Cavalcanti criticou a iniciativa do governo de editar, na segunda-feira, dia 13 de julho do corrente, a Medida Provisória 683, que prevê a criação de fundo a ser abastecido por ativos repatriados para compensar as perdas dos estados com a unificação das alíquotas interestaduais do ICMS. "Com essa MP, o governo sinaliza que o Legislativo pode anistiar crimes, o que vai contra os avanços que a sociedade e as instituições têm alcançado no combate à lavagem de dinheiro e da corrupção, a exemplo da Operação Lava Jato sobre desvios na Petrobras", disse.
Segundo estimativa apresentada pelo ministro da Fazenda, Joaquim Levy, aos líderes dos partidos no Senado, a medida pode reforçar o caixa federal em até R$ 20 bilhões este ano, dos quais
R$ 10 bilhões reforçariam o superávit primário (economia de recursos para pagar os juros da dívida pública).
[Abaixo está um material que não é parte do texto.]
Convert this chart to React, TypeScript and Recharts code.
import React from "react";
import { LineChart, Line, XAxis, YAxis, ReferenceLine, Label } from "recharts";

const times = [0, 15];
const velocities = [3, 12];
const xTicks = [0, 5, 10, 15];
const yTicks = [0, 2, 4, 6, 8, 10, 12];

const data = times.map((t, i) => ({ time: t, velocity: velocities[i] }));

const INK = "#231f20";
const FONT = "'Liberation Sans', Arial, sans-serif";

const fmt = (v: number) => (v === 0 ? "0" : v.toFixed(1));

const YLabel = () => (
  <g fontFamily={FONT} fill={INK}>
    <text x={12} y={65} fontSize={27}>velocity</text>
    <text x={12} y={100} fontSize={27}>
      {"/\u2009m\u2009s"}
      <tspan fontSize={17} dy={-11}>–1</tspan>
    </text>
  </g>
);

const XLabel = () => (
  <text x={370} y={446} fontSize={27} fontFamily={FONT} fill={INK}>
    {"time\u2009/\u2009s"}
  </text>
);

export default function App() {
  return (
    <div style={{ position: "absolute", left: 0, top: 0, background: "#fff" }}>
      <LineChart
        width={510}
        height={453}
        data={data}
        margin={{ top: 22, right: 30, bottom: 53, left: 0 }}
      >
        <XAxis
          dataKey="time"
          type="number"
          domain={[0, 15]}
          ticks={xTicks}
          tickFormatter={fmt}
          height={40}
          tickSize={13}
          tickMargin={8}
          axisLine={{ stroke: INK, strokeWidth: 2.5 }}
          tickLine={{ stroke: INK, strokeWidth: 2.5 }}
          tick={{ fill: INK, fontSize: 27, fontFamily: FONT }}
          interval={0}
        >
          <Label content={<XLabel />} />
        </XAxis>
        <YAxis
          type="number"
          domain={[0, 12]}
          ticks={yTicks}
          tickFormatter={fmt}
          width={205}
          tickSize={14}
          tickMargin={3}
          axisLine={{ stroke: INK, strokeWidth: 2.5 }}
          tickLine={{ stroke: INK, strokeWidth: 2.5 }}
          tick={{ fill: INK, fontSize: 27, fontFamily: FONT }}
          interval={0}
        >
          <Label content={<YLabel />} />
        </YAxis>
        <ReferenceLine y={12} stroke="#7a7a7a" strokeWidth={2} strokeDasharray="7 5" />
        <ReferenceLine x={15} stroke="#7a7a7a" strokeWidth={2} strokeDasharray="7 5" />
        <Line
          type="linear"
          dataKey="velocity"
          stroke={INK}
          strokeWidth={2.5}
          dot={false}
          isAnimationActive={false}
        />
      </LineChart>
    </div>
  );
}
A outra metade iria para os dois fundos criados nesta terça-feira pela Medida Provisória 683, que restituirão as perdas dos estados com a unificação do Imposto sobre Circulação de Mercadorias e Serviços (ICMS) e financiarão projetos de infraestrurura em regiões menos desenvolvidas.
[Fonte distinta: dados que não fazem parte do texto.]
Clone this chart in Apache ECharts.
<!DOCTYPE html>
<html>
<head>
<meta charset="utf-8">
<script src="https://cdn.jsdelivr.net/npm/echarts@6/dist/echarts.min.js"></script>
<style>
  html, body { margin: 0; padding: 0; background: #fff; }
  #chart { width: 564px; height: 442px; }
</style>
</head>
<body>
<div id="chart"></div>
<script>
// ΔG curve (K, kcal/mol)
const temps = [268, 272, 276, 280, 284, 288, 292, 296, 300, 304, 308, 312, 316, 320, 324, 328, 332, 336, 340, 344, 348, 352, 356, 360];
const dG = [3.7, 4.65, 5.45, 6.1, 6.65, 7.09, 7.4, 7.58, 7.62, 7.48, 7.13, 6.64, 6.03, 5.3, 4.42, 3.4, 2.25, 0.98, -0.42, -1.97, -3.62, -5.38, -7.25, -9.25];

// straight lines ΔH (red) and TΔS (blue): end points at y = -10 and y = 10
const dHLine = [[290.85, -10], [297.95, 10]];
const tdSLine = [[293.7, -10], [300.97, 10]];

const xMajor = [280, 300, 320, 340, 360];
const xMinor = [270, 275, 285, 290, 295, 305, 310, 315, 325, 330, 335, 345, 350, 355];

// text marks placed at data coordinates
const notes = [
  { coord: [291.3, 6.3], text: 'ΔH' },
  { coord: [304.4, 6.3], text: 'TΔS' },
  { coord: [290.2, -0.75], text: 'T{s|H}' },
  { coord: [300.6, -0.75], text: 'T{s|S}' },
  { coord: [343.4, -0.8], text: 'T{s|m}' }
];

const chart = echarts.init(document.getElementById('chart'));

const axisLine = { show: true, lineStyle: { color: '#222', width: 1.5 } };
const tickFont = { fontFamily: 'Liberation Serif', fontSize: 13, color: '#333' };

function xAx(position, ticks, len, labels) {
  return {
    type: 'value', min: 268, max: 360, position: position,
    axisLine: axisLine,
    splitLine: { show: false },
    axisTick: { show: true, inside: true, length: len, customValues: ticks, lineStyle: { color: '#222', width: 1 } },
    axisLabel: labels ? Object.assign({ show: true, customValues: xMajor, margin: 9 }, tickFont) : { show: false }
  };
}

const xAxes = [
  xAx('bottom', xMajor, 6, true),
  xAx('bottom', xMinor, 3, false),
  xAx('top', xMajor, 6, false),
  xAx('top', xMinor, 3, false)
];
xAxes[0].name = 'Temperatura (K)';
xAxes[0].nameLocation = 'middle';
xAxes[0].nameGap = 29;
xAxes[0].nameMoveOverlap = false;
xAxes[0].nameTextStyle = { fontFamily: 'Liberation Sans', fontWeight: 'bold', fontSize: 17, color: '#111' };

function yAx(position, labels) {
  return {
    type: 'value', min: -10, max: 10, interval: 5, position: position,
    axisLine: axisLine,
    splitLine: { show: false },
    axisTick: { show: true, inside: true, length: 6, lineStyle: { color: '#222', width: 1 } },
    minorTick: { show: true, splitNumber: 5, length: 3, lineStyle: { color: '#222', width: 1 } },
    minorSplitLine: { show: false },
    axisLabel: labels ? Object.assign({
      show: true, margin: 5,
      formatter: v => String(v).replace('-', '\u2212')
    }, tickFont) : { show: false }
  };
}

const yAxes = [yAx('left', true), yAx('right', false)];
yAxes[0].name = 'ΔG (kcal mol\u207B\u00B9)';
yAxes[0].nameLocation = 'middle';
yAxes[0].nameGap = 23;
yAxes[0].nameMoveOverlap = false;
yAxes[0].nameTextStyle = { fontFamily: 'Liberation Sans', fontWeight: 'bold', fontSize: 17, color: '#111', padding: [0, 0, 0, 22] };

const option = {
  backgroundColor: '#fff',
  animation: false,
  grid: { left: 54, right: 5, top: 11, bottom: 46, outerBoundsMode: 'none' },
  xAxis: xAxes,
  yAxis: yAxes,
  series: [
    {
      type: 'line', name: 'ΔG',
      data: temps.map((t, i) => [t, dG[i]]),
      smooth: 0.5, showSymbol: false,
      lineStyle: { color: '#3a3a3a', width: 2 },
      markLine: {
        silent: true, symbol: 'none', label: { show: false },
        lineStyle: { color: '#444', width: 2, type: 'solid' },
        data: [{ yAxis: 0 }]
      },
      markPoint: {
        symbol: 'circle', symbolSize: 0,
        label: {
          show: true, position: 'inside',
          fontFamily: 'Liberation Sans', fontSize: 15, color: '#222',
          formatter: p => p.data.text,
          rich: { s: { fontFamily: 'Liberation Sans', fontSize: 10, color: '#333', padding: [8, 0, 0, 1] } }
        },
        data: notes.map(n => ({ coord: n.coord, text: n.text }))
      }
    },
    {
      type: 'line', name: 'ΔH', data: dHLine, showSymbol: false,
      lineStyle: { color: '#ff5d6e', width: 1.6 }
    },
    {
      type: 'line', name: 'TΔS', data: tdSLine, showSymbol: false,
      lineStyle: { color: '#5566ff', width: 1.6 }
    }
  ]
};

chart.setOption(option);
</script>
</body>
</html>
Pela nova versão do projeto de lei, de autoria do senador Randolfe Rodrigues (PSOL-AP), o governo ficaria com 35% dos recursos repatriados. Desse total, 17,5% correspondem à cobrança de Imposto de Renda, que engordaria o superávit primário, e 17,5% correspondem à cobrança da multa, que financiaria o Fundo de Desenvolvimento Regional e Infraestrutura e o Fundo de Auxílio à Convergência do ICMS.
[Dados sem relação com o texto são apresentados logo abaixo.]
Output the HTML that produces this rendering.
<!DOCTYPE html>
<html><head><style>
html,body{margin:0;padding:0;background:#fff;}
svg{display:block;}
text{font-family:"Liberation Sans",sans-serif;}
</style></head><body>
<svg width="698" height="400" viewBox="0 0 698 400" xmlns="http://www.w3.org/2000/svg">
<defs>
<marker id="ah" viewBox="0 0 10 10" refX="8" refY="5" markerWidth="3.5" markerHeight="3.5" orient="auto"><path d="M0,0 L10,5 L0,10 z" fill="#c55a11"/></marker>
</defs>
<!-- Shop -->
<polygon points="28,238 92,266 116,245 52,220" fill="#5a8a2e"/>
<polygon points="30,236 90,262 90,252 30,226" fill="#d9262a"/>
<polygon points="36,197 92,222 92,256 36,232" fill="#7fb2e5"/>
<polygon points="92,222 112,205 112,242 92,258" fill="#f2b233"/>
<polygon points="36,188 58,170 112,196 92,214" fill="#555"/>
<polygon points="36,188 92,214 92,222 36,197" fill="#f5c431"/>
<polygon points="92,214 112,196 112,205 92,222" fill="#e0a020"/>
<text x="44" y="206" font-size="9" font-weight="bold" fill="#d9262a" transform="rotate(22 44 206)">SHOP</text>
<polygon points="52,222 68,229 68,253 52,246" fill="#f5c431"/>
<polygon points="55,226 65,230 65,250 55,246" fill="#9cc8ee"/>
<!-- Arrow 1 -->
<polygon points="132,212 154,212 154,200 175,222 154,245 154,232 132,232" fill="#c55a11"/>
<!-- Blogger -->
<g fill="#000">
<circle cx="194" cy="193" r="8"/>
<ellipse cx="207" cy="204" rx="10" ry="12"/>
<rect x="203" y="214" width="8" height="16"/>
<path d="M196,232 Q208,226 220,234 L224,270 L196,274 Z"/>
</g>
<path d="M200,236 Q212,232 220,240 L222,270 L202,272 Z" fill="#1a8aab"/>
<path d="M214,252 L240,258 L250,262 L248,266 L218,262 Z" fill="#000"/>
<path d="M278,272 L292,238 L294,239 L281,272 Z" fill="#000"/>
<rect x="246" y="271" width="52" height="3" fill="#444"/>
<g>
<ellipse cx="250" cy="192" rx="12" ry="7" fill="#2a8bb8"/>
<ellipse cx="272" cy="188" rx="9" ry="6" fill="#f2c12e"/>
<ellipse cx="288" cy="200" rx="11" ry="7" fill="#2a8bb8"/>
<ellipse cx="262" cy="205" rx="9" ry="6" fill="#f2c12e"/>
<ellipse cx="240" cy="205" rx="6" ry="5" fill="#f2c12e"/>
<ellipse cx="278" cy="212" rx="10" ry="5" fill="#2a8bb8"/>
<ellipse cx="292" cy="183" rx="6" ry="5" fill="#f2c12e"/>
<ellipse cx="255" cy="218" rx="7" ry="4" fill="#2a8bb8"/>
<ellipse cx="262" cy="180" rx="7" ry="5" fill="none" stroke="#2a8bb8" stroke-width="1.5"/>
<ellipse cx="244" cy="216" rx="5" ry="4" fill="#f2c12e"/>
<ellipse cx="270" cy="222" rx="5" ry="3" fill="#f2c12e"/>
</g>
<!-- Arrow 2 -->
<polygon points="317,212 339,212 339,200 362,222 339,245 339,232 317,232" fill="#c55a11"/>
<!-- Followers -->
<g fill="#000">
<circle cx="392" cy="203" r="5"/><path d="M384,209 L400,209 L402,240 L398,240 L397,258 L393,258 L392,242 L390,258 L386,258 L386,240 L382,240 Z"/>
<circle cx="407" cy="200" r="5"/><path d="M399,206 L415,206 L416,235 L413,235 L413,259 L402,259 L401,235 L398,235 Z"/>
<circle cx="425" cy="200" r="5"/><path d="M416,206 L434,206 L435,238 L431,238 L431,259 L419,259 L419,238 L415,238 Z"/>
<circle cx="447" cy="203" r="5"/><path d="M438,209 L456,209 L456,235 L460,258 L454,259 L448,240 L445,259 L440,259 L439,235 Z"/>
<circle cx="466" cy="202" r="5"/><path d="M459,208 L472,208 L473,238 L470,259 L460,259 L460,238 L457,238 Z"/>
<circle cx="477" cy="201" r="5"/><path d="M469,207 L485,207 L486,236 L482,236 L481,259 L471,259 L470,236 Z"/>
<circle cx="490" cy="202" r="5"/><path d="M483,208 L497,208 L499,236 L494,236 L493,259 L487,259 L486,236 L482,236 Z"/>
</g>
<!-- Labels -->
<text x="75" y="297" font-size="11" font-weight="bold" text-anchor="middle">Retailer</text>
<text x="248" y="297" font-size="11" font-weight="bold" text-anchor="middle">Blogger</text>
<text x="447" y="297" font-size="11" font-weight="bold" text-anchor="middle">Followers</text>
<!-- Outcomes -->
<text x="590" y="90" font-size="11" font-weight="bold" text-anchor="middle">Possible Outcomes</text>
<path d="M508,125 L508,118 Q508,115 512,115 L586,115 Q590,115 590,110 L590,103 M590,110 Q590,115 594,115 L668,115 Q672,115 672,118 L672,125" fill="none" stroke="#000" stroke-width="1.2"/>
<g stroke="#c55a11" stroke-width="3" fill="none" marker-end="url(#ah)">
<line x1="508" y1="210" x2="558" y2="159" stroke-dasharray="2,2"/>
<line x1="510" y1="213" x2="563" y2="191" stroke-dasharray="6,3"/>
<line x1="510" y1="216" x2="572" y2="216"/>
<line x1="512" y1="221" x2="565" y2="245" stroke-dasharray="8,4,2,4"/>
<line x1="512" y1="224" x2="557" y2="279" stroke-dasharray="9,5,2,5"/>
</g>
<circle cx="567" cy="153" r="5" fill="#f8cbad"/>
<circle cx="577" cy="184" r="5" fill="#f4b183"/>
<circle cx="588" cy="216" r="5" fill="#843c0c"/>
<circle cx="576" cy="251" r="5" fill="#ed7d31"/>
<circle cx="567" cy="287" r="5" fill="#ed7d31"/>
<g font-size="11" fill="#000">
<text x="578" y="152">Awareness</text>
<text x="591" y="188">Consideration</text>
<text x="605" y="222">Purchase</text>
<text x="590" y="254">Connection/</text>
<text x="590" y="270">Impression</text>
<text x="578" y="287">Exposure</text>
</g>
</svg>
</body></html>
Em troca da repatriação, os contribuintes seriam anistiados de qualquer processo administrativo pelo Fisco. Caberia aos bancos a triagem dos recursos para identificar recursos provenientes de tráfico e de lavagem de dinheiro. Os casos seriam denunciados às autoridades, o que, segundo o governo, afastaria o capital de origem criminosa. No entanto, quem cometeu evasão fiscal com dinheiro de origem legal seria, na prática, perdoado.
A anistia é o ato de caráter geral pelo qual o poder público deixa de punir certos crimes. É concedida por lei que terá efeito retroativo.
É o esquecimento jurídico de uma ou mais infrações.
É cabível a anistia antes e depois do processo ou da condenação. É própria, quando concedida antes da sentença condenatória transitar em julgado e imprópria, se dada, depois da sentença, recaindo sobre a pena.
A anistia pode ser geral(quando beneficia todas as pessoas que participaram do crime) ou parcial. Pode ser ampla ou plena(apaga por completo a matéria de fato e extingue todos os efeitos), é irrestrita quando inclui todos os crimes relacionados com o principal e restrita quando são excluídas algumas infrações.
Se a anistia apaga o delito e extingue seus efeitos, é justo que não se exija o decurso de dois anos previstos no artigo 94, caput, do Código Penal, para a concessão da reabilitação. O mesmo deve ser dito com relação a abolito criminis, como se vê de decisão do STF, em caso de anistia por crime contra a segurança nacional(RCrim 1.439, DJU de 6 de maio de 1983, pág. 6.023).
A graça é individual e concedida a crimes comuns, apagando, se concedida após a condenação, apenas os efeitos da condenação criminal, sendo concedida pelo Poder Executivo.
A graça pode ser requerida pelo condenado, por qualquer do povo, pelo Conselho Penitenciário.
A graça pode ser total, alcançando todas as sanções impostas ao condenado, ou parcial, com a redução ou substituição da sanção, caso em que toma o nome de comutação.
A evasão fiscal é o uso de meios ilícitos para evitar o pagamento de tributos. Distingue-se da elisão fiscal que configura-se num planejamento que utiliza métodos legais para diminuir o peso da carga tributária.
Os olhos seriam fechados para a evasão de divisas feitas em troca do recebimento de uma massa de receita tributária, que é considerada necessária para a solução dos problemas fiscais do país?
Há um verdadeiro retrocesso nos avanços existentes com relação ao combate à evasão de divisas e ainda a lavagem de dinheiro.
O incentivo à repatriação de capitais provoca um problema moral. Como se sentirá o contribuinte que agiu correto com a Nação, declarando capitais que enviou para o exterior e pagando os impostos e contribuições corretos, fugindo da evasão fiscal?
É certo que o texto do projeto fala em repatriação de qualquer recurso do exterior. Estaria, pois, aí, aqueles que estão envolvidos em escândalos, por uma interpretação literal.
De toda sorte, é necessário fazer a distinção entre capital lícito dos recursos com origem no tráfico e na lavagem de dinheiro que devem merecer um severo tratamento legal, tanto no campo penal como tributário.
Por fim, se tudo isso não bastasse, por definitivo, tem-se o absurdo da medida legal, por absoluta falta de razoabilidade empírica, na medida em que os bancos não têm como fazer essa identificação entre dinheiro sujo e limpo, pois eles apenas impulsionam o início dos trabalhos, a partir da indicação de movimentações suspeitas, mas até chegar à prova há um longo caminho a percorrer.